En fait chaque région a développé une gastronomie avec ses particularités : celle d’Andhra Pradesh est ainsi la plus épicée, au Kerala on cuisine à l’huile de noix de coco, le Bengale est réputé dans toute l’Inde pour ses « sweets », pâtisseries à base de lait et de ghee très sucrées, et Goa pour ses petites saucisses de porc. Certains ne jurent que par le biryani tamoul et d’autres affirment que rien ne vaut un dhal makhni (préparation de lentilles) à Delhi. La gastronomie indienne est très riche et très diverse, les ingrédients changent suivant la région, la religion et la caste. Il existe aussi une cuisine typiquement musulmane et une cuisine chrétienne notamment dans les ex-colonies portugaises. On retrouve aussi des éléments de cuisine chinoise, très appréciée en Inde, dans certains plats de nouilles sautées et les Tibétains en exil en Inde ont fait découvrir leurs momos (raviolis de viande) à tous les non-veg. Ce qui lie toutes ces cuisines est un amour des épices, parfois un peu « surdosées » pour les papilles gustatives occidentales.

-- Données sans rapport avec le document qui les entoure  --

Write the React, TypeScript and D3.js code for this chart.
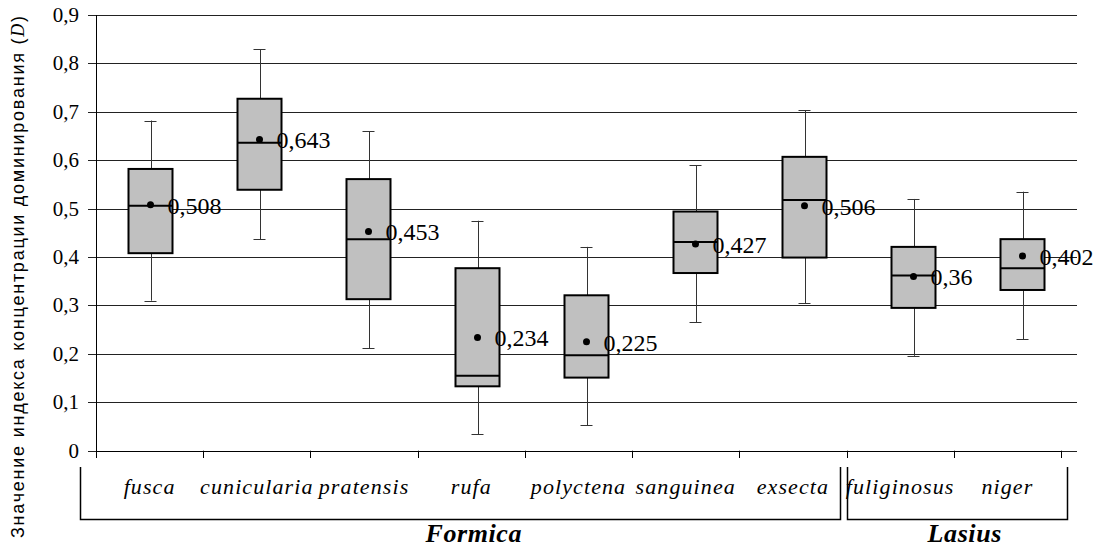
import React from 'react';
import * as d3 from 'd3';

const categories = ['fusca', 'cunicularia', 'pratensis', 'rufa', 'polyctena', 'sanguinea', 'exsecta', 'fuliginosus', 'niger'];
const whiskerLow = [0.31, 0.437, 0.212, 0.034, 0.053, 0.265, 0.305, 0.196, 0.23];
const q1 = [0.408, 0.539, 0.313, 0.133, 0.151, 0.367, 0.399, 0.295, 0.332];
const median = [0.506, 0.636, 0.437, 0.155, 0.197, 0.431, 0.518, 0.362, 0.377];
const q3 = [0.582, 0.727, 0.561, 0.377, 0.321, 0.494, 0.607, 0.421, 0.437];
const whiskerHigh = [0.682, 0.829, 0.66, 0.475, 0.421, 0.59, 0.703, 0.52, 0.535];
const means = [0.508, 0.643, 0.453, 0.234, 0.225, 0.427, 0.506, 0.36, 0.402];
const yTicks = [0, 0.1, 0.2, 0.3, 0.4, 0.5, 0.6, 0.7, 0.8, 0.9];
const genera = [
  { name: 'Formica', from: 'fusca', to: 'exsecta' },
  { name: 'Lasius', from: 'fuliginosus', to: 'niger' },
];

const W = 1099;
const H = 547;
const left = 96;
const top = 15;
const bottom = 450.7;

const fmt = (v: number) => String(v).replace('.', ',');

export default function App() {
  const y = d3.scaleLinear().domain([0, 0.9]).range([bottom, top]);
  // boxes sit on a slightly wider band than the axis ticks (as in the original)
  const xBox = d3.scaleBand().domain(categories).range([left, 1077]);
  const xAxis = d3.scaleBand().domain(categories).range([left, 1061]);
  const bw = 44;
  const serif = { fontFamily: "'Liberation Serif', 'Times New Roman', Times, serif" };
  const crisp = (v: number) => Math.round(v) + 0.5;

  return (
    <svg width={W} height={H} style={{ position: 'absolute', left: 0, top: 0, background: '#fff' }}>
      {/* gridlines + y ticks */}
      {yTicks.map((t) => (
        <g key={t}>
          <line x1={88} x2={1077} y1={crisp(y(t))} y2={crisp(y(t))} stroke="#222" strokeWidth={1} />
          <text x={79} y={y(t) + 7} textAnchor="end" style={serif} fontSize={21} fill="#000">
            {fmt(t)}
          </text>
        </g>
      ))}
      <line x1={crisp(left)} x2={crisp(left)} y1={top} y2={458} stroke="#000" strokeWidth={1} />
      <line x1={left} x2={1061} y1={crisp(y(0))} y2={crisp(y(0))} stroke="#000" strokeWidth={1} />
      {categories.map((c) => (
        <line key={c} x1={crisp(xAxis(c)! + xAxis.bandwidth())} x2={crisp(xAxis(c)! + xAxis.bandwidth())} y1={y(0)} y2={458} stroke="#000" strokeWidth={1} />
      ))}

      {/* boxes */}
      {categories.map((c, i) => {
        const cx = xBox(c)! + xBox.bandwidth() / 2;
        return (
          <g key={c}>
            <line x1={crisp(cx)} x2={crisp(cx)} y1={y(whiskerHigh[i])} y2={y(whiskerLow[i])} stroke="#333" strokeWidth={1} />
            <line x1={cx - 6} x2={cx + 6} y1={crisp(y(whiskerHigh[i]))} y2={crisp(y(whiskerHigh[i]))} stroke="#333" strokeWidth={1} />
            <line x1={cx - 6} x2={cx + 6} y1={crisp(y(whiskerLow[i]))} y2={crisp(y(whiskerLow[i]))} stroke="#333" strokeWidth={1} />
            <rect x={cx - bw / 2} y={y(q3[i])} width={bw} height={y(q1[i]) - y(q3[i])} fill="#c0c0c0" stroke="#000" strokeWidth={2} />
            <line x1={cx - bw / 2} x2={cx + bw / 2} y1={y(median[i])} y2={y(median[i])} stroke="#000" strokeWidth={2} />
            <circle cx={cx} cy={y(means[i])} r={3.5} fill="#000" />
            <text x={cx + 17} y={y(means[i]) + 9} style={serif} fontSize={24} fill="#000">
              {fmt(means[i])}
            </text>
          </g>
        );
      })}

      {/* category labels */}
      {categories.map((c) => (
        <text key={c} x={xAxis(c)! + xAxis.bandwidth() / 2} y={494} textAnchor="middle" style={serif} fontStyle="italic" fontSize={22} letterSpacing={1.1} fill="#000">
          {c}
        </text>
      ))}

      {/* genus brackets */}
      {genera.map((g, gi) => {
        const x0 = gi === 0 ? xAxis(g.from)! - 16 : xAxis(g.from)!;
        const x1 = gi === 0 ? xAxis(g.to)! + xAxis.bandwidth() - 7 : xAxis(g.to)! + xAxis.bandwidth() + 6;
        return (
          <g key={g.name}>
            <path d={`M${crisp(x0)},467V${crisp(519)}H${crisp(x1)}V467`} fill="none" stroke="#000" strokeWidth={1.5} />
            <text x={(x0 + x1) / 2 + (gi === 0 ? 14 : 8)} y={542} textAnchor="middle" style={serif} fontStyle="italic" fontWeight="bold" fontSize={26} letterSpacing={0.6} fill="#000">
              {g.name}
            </text>
          </g>
        );
      })}

      {/* y axis title */}
      <text transform="translate(24,277) rotate(-90)" textAnchor="middle" style={{ fontFamily: "'Liberation Sans', Arial, sans-serif" }} fontSize={18} textLength={522} lengthAdjust="spacing" fill="#000">
        Значение индекса концентрации доминирования (<tspan style={serif} fontStyle="italic">D</tspan>)
      </text>
    </svg>
  );
}
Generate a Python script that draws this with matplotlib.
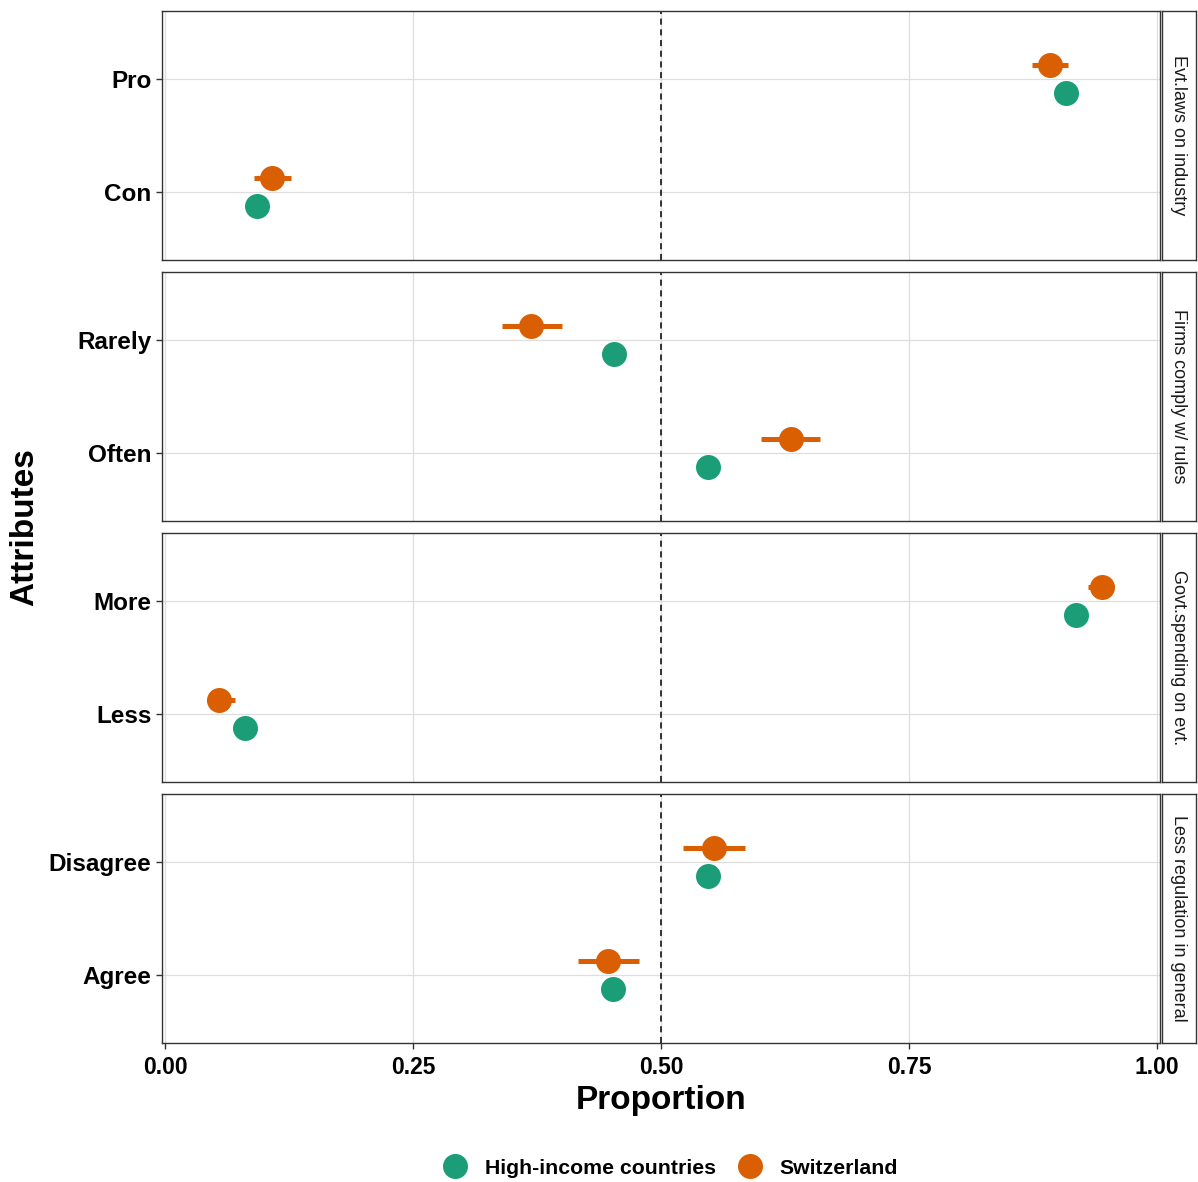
import matplotlib
matplotlib.use("Agg")
import matplotlib.pyplot as plt
from matplotlib.lines import Line2D

plt.rcParams['font.family'] = ['Liberation Sans', 'DejaVu Sans']

# ---- data ----
facets = ["Evt.laws on industry", "Firms comply w/ rules",
          "Govt.spending on evt.", "Less regulation in general"]
levels_top = ["Pro", "Rarely", "More", "Disagree"]
levels_bottom = ["Con", "Often", "Less", "Agree"]

# Switzerland estimates (top level, bottom level) and 95% CI
swiss_top = [0.892, 0.369, 0.945, 0.553]
swiss_top_lo = [0.874, 0.340, 0.930, 0.522]
swiss_top_hi = [0.910, 0.400, 0.957, 0.585]
swiss_bot = [0.108, 0.631, 0.054, 0.447]
swiss_bot_lo = [0.090, 0.601, 0.042, 0.416]
swiss_bot_hi = [0.127, 0.660, 0.071, 0.478]

# High-income countries estimates
hic_top = [0.908, 0.453, 0.918, 0.547]
hic_top_lo = [0.904, 0.449, 0.914, 0.543]
hic_top_hi = [0.912, 0.457, 0.922, 0.551]
hic_bot = [0.093, 0.547, 0.081, 0.452]
hic_bot_lo = [0.089, 0.543, 0.077, 0.448]
hic_bot_hi = [0.097, 0.551, 0.085, 0.456]

xticks = [0.0, 0.25, 0.5, 0.75, 1.0]
xticklabels = ["0.00", "0.25", "0.50", "0.75", "1.00"]

GREEN = "#1B9E77"
ORANGE = "#D95F02"
BORDER = "#333333"
GRID = "#DEDEDE"

W, H = 1198, 1182
fig = plt.figure(figsize=(W / 100, H / 100), dpi=100)

left_px, right_px = 162, 1160
strip_l, strip_r = 1162, 1196
tops = [11, 272, 533, 794]
ph = 249
dodge = 0.125

for i, top in enumerate(tops):
    bottom = H - (top + ph)
    ax = fig.add_axes([left_px / W, bottom / H, (right_px - left_px) / W, ph / H])
    ax.set_xlim(-0.003, 1.003)
    ax.set_ylim(0.4, 2.6)
    ax.set_xticks(xticks)
    ax.set_yticks([1, 2])
    ax.set_yticklabels([levels_bottom[i], levels_top[i]], fontsize=17.5, fontweight='bold')
    ax.grid(True, color=GRID, linewidth=0.9)
    ax.set_axisbelow(True)
    for s in ax.spines.values():
        s.set_color(BORDER)
        s.set_linewidth(1.0)
    ax.tick_params(axis='y', color=BORDER, length=4, width=1, pad=3.5)
    ax.tick_params(axis='x', color=BORDER, length=4, width=1, pad=5)
    ax.axvline(0.5, color='black', linestyle=(0, (4, 3)), linewidth=1.1, zorder=2)

    # HIC (below)
    for y, v, lo, hi in [(2, hic_top[i], hic_top_lo[i], hic_top_hi[i]),
                         (1, hic_bot[i], hic_bot_lo[i], hic_bot_hi[i])]:
        ax.plot([lo, hi], [y - dodge, y - dodge], color=GREEN, lw=3.6, solid_capstyle='butt', zorder=3)
        ax.plot([v], [y - dodge], 'o', color=GREEN, ms=18, mec='none', zorder=4)
    # Switzerland (above)
    for y, v, lo, hi in [(2, swiss_top[i], swiss_top_lo[i], swiss_top_hi[i]),
                         (1, swiss_bot[i], swiss_bot_lo[i], swiss_bot_hi[i])]:
        ax.plot([lo, hi], [y + dodge, y + dodge], color=ORANGE, lw=3.6, solid_capstyle='butt', zorder=3)
        ax.plot([v], [y + dodge], 'o', color=ORANGE, ms=18, mec='none', zorder=4)

    if i < 3:
        ax.set_xticklabels([])
        ax.tick_params(axis='x', length=0)
    else:
        ax.set_xticklabels(xticklabels, fontsize=16.5, fontweight='bold')
        ax.set_xlabel("Proportion", fontsize=24, fontweight='bold', labelpad=5)

    # strip
    sax = fig.add_axes([strip_l / W, bottom / H, (strip_r - strip_l) / W, ph / H])
    sax.set_xticks([])
    sax.set_yticks([])
    for s in sax.spines.values():
        s.set_color(BORDER)
        s.set_linewidth(1.0)
    sax.set_facecolor('white')
    sax.text(0.5, 0.5, facets[i], rotation=-90, ha='center', va='center',
             fontsize=13, color='#1A1A1A', transform=sax.transAxes)

fig.text(25 / W, 1 - 527 / H, "Attributes", rotation=90, ha='center', va='center',
         fontsize=24, fontweight='bold')

handles = [Line2D([], [], marker='o', color=GREEN, ls='none', ms=18, mec='none'),
           Line2D([], [], marker='o', color=ORANGE, ls='none', ms=18, mec='none')]
fig.legend(handles, ["High-income countries", "Switzerland"], loc='center',
           bbox_to_anchor=(670 / W, 1 - 1168 / H), ncol=2, frameon=False,
           prop={'size': 15.3, 'weight': 'bold'}, handletextpad=0.8, columnspacing=1.0,
           handlelength=1.2)

fig.savefig("out.png", dpi=100)
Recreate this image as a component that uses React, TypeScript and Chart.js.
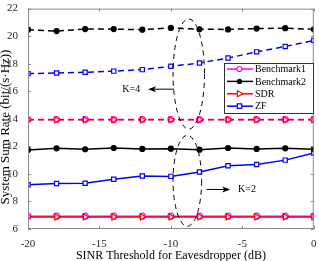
import React, { useEffect, useRef } from "react";
import { Chart, registerables } from "chart.js";

Chart.register(...registerables);

const xValues = [-20, -18, -16, -14, -12, -10, -8, -6, -4, -2, 0];
const xTicks = [-20, -15, -10, -5, 0];
const yTicks = [6, 8, 10, 12, 14, 16, 18, 20, 22];

const bench1K4 = [13.95, 13.95, 13.95, 13.95, 13.95, 13.95, 13.95, 13.95, 13.95, 13.95, 13.95];
const bench2K4 = [20.47, 20.37, 20.51, 20.51, 20.47, 20.6, 20.5, 20.49, 20.55, 20.58, 20.5];
const sdrK4 = [13.93, 13.93, 13.93, 13.93, 13.93, 13.93, 13.93, 13.93, 13.93, 13.93, 13.93];
const zfK4 = [17.28, 17.33, 17.38, 17.46, 17.57, 17.81, 18.05, 18.41, 18.86, 19.25, 19.68];

const bench1K2 = [6.93, 6.93, 6.93, 6.93, 6.93, 6.93, 6.93, 6.93, 6.93, 6.93, 6.93];
const bench2K2 = [11.74, 11.86, 11.79, 11.88, 11.81, 11.83, 11.76, 11.88, 11.81, 11.86, 11.79];
const sdrK2 = [6.88, 6.88, 6.88, 6.88, 6.88, 6.88, 6.88, 6.88, 6.88, 6.88, 6.88];
const zfK2 = [9.21, 9.3, 9.32, 9.61, 9.85, 9.82, 10.14, 10.59, 10.68, 11.0, 11.52];

const legendLabels = ["Benchmark1", "Benchmark2", "SDR", "ZF"];
const xTitle = "SINR Threshold for Eavesdropper (dB)";
const yTitle = "System Sum Rate (bit/(s\u00b7Hz))";

const FONT = "'Liberation Serif', 'Times New Roman', serif";

const toPts = (arr: number[]) => xValues.map((x, i) => ({ x, y: arr[i] }));

const styles: any = {
  Benchmark1: { color: "#ff00ff", pointStyle: "circle", fill: "#ffffff", radius: 3, rot: 0 },
  Benchmark2: { color: "#000000", pointStyle: "circle", fill: "#000000", radius: 2.5, rot: 0 },
  SDR: { color: "#ff0000", pointStyle: "triangle", fill: "#ffffff", radius: 3.5, rot: 90 },
  ZF: { color: "#0000ff", pointStyle: "rect", fill: "#ffffff", radius: 3, rot: 0 },
};

function makeDs(name: string, arr: number[], dashed: boolean) {
  const s = styles[name];
  return {
    label: name,
    data: toPts(arr),
    borderColor: s.color,
    backgroundColor: s.fill,
    borderWidth: 1.5,
    borderDash: dashed ? [6, 4] : [],
    pointStyle: s.pointStyle,
    pointRadius: s.radius,
    pointRotation: s.rot,
    pointBorderColor: s.color,
    pointBackgroundColor: s.fill,
    pointBorderWidth: 1.2,
    tension: 0,
    fill: false,
  };
}

function drawMarker(ctx: CanvasRenderingContext2D, name: string, x: number, y: number) {
  const s = styles[name];
  ctx.save();
  ctx.strokeStyle = s.color;
  ctx.fillStyle = s.fill;
  ctx.lineWidth = 1.2;
  ctx.setLineDash([]);
  ctx.beginPath();
  if (s.pointStyle === "circle") {
    ctx.arc(x, y, s.radius - 0.5, 0, Math.PI * 2);
  } else if (s.pointStyle === "rect") {
    const h = s.radius * 0.75;
    ctx.rect(x - h, y - h, 2 * h, 2 * h);
  } else {
    const r = s.radius;
    ctx.moveTo(x + r, y);
    ctx.lineTo(x - r * 0.6, y - r * 0.85);
    ctx.lineTo(x - r * 0.6, y + r * 0.85);
    ctx.closePath();
  }
  ctx.fill();
  ctx.stroke();
  ctx.restore();
}

const overlayPlugin = {
  id: "overlay",
  afterDatasetsDraw(chart: any) {
    const { ctx, chartArea, scales } = chart;
    const xs = scales.x;
    const ys = scales.y;
    ctx.save();

    // frame
    ctx.strokeStyle = "#8a8a8a";
    ctx.lineWidth = 1;
    ctx.setLineDash([]);
    ctx.strokeRect(chartArea.left + 0.5, chartArea.top + 0.5, chartArea.right - chartArea.left - 1, chartArea.bottom - chartArea.top - 1);
    const tl = 3;
    ctx.beginPath();
    xs.ticks.forEach((t: any) => {
      const px = Math.round(xs.getPixelForValue(t.value)) + 0.5;
      ctx.moveTo(px, chartArea.bottom);
      ctx.lineTo(px, chartArea.bottom - tl);
      ctx.moveTo(px, chartArea.top);
      ctx.lineTo(px, chartArea.top + tl);
    });
    ys.ticks.forEach((t: any) => {
      const py = Math.round(ys.getPixelForValue(t.value)) + 0.5;
      ctx.moveTo(chartArea.left, py);
      ctx.lineTo(chartArea.left + tl, py);
      ctx.moveTo(chartArea.right, py);
      ctx.lineTo(chartArea.right - tl, py);
    });
    ctx.stroke();

    // y title
    ctx.save();
    ctx.translate(6, 127);
    ctx.rotate(-Math.PI / 2);
    ctx.fillStyle = "#000";
    ctx.font = "13px " + FONT;
    ctx.textAlign = "center";
    ctx.textBaseline = "middle";
    ctx.fillText(yTitle, 0, 0);
    ctx.restore();

    // ellipses
    ctx.strokeStyle = "#000";
    ctx.lineWidth = 1;
    ctx.setLineDash([5, 4]);
    const drawEllipse = (cx: number, cy: number, rx: number, ry: number) => {
      const px = xs.getPixelForValue(cx);
      const py = ys.getPixelForValue(cy);
      const prx = Math.abs(xs.getPixelForValue(cx + rx) - px);
      const pry = Math.abs(ys.getPixelForValue(cy + ry) - py);
      ctx.beginPath();
      ctx.ellipse(px, py, prx, pry, 0, 0, Math.PI * 2);
      ctx.stroke();
    };
    drawEllipse(-8.75, 17.25, 1.1, 4.0);
    drawEllipse(-8.85, 9.5, 1.0, 3.3);
    ctx.setLineDash([]);

    // arrows
    const arrow = (x1: number, y1: number, x2: number, y2: number) => {
      const p1x = xs.getPixelForValue(x1), p1y = ys.getPixelForValue(y1);
      const p2x = xs.getPixelForValue(x2), p2y = ys.getPixelForValue(y2);
      const dir = Math.sign(p2x - p1x);
      ctx.beginPath();
      ctx.moveTo(p1x, p1y);
      ctx.lineTo(p2x - dir * 6, p2y);
      ctx.stroke();
      ctx.beginPath();
      ctx.moveTo(p2x, p2y);
      ctx.lineTo(p2x - dir * 8, p2y - 3);
      ctx.lineTo(p2x - dir * 6, p2y);
      ctx.lineTo(p2x - dir * 8, p2y + 3);
      ctx.closePath();
      ctx.fillStyle = "#000";
      ctx.fill();
    };
    arrow(-9.8, 16.15, -11.6, 16.15);
    arrow(-7.5, 8.87, -5.85, 8.87);

    ctx.fillStyle = "#000";
    ctx.font = "10px " + FONT;
    ctx.textBaseline = "middle";
    ctx.textAlign = "left";
    ctx.fillText("K=4", xs.getPixelForValue(-13.4), ys.getPixelForValue(16.15));
    ctx.fillText("K=2", xs.getPixelForValue(-5.3), ys.getPixelForValue(8.87));

    // legend
    const lx = 224, ly = 63, lw = 89, lh = 50;
    ctx.fillStyle = "#fff";
    ctx.fillRect(lx, ly, lw, lh);
    ctx.strokeStyle = "#333";
    ctx.lineWidth = 1;
    ctx.strokeRect(lx + 0.5, ly + 0.5, lw, lh);
    legendLabels.forEach((name, i) => {
      const s = styles[name];
      const y = ly + 6 + i * 12.4;
      ctx.strokeStyle = s.color;
      ctx.lineWidth = 1.5;
      ctx.beginPath();
      ctx.moveTo(lx + 3, y);
      ctx.lineTo(lx + 29, y);
      ctx.stroke();
      drawMarker(ctx, name, lx + 15.5, y);
      ctx.fillStyle = "#000";
      ctx.font = "10px " + FONT;
      ctx.textAlign = "left";
      ctx.textBaseline = "middle";
      ctx.fillText(name, lx + 31, y + 0.5);
    });
    ctx.restore();
  },
};

export default function App() {
  const ref = useRef<HTMLCanvasElement | null>(null);
  useEffect(() => {
    document.body.style.margin = "0";
    const canvas = ref.current;
    if (!canvas) return;
    const chart = new Chart(canvas, {
      type: "line",
      data: {
        datasets: [
          makeDs("Benchmark2", bench2K4, true),
          makeDs("ZF", zfK4, true),
          makeDs("SDR", sdrK4, true),
          makeDs("Benchmark1", bench1K4, true),
          makeDs("Benchmark2", bench2K2, false),
          makeDs("ZF", zfK2, false),
          makeDs("SDR", sdrK2, false),
          makeDs("Benchmark1", bench1K2, false),
        ] as any,
      },
      options: {
        animation: false,
        responsive: false,
        maintainAspectRatio: false,
        layout: { padding: { top: 6, right: 5, left: 0, bottom: 0 } },
        plugins: { legend: { display: false }, tooltip: { enabled: false } },
        scales: {
          x: {
            type: "linear",
            min: -20,
            max: 0,
            afterBuildTicks: (s: any) => {
              s.ticks = xTicks.map((v) => ({ value: v }));
            },
            ticks: { color: "#262626", font: { family: FONT, size: 11 }, padding: 1, maxRotation: 0 },
            grid: { display: false },
            border: { display: false },
            title: {
              display: true,
              text: xTitle,
              color: "#000",
              font: { family: FONT, size: 12, lineHeight: 1 },
              padding: { top: 0, bottom: -1 },
            },
            afterFit: (s: any) => {
              s.height = 32;
            },
          },
          y: {
            type: "linear",
            min: 6,
            max: 22,
            afterBuildTicks: (s: any) => {
              s.ticks = yTicks.map((v) => ({ value: v }));
            },
            ticks: { color: "#262626", font: { family: FONT, size: 11 }, padding: 2 },
            grid: { display: false },
            border: { display: false },
            title: { display: false },
            afterFit: (s: any) => {
              s.width = 28;
            },
          },
        },
      } as any,
      plugins: [overlayPlugin],
    });
    return () => chart.destroy();
  }, []);
  return <canvas ref={ref} width={319} height={261} style={{ display: "block" }} />;
}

Il est difficile de faire le tour de la « cuisine indienne » ou plutôt des cuisines indiennes. Pour en avoir un aperçu, il faut pouvoir manger dans des contextes très différents : dans des familles de classes et de religions différentes, dans des grands restaurants végétariens ou non-végétariens, dans les « hotels » sortes de cantines bon marché qui servent un plat unique ou dans la rue pour un snack (en général des beignets de toutes sortes) ou un repas sur le pouce. Il ne faut pas négliger les petits déjeuners à base de galettes de riz (iddli ou dosa) et de chutneys délicieux, ni les classiques thalis (assiette de riz avec toute une variété de sauces et de légumes). Les meilleures surprises ne seront peut-être pas où on les attend, mais pour ceux qui sont curieux et à la recherche d’une gastronomie différente, l’Inde offre un territoire somptueux à explorer.
À ce titre, le voyage au Kerala que je vous propose de faire est orienté vers la remise en forme et le bien-être, ce qui passe aussi par une nourriture variée, saine et équilibrée. Les vertus des épices, des légumes et du poisson sur le métabolisme, le système immunitaire ou la digestion sont connues depuis des millénaires, et nous y accorderons une grande place au cours de ce séjour dédié au repos, au massage ayurvédique et à l’immersion dans la culture indienne.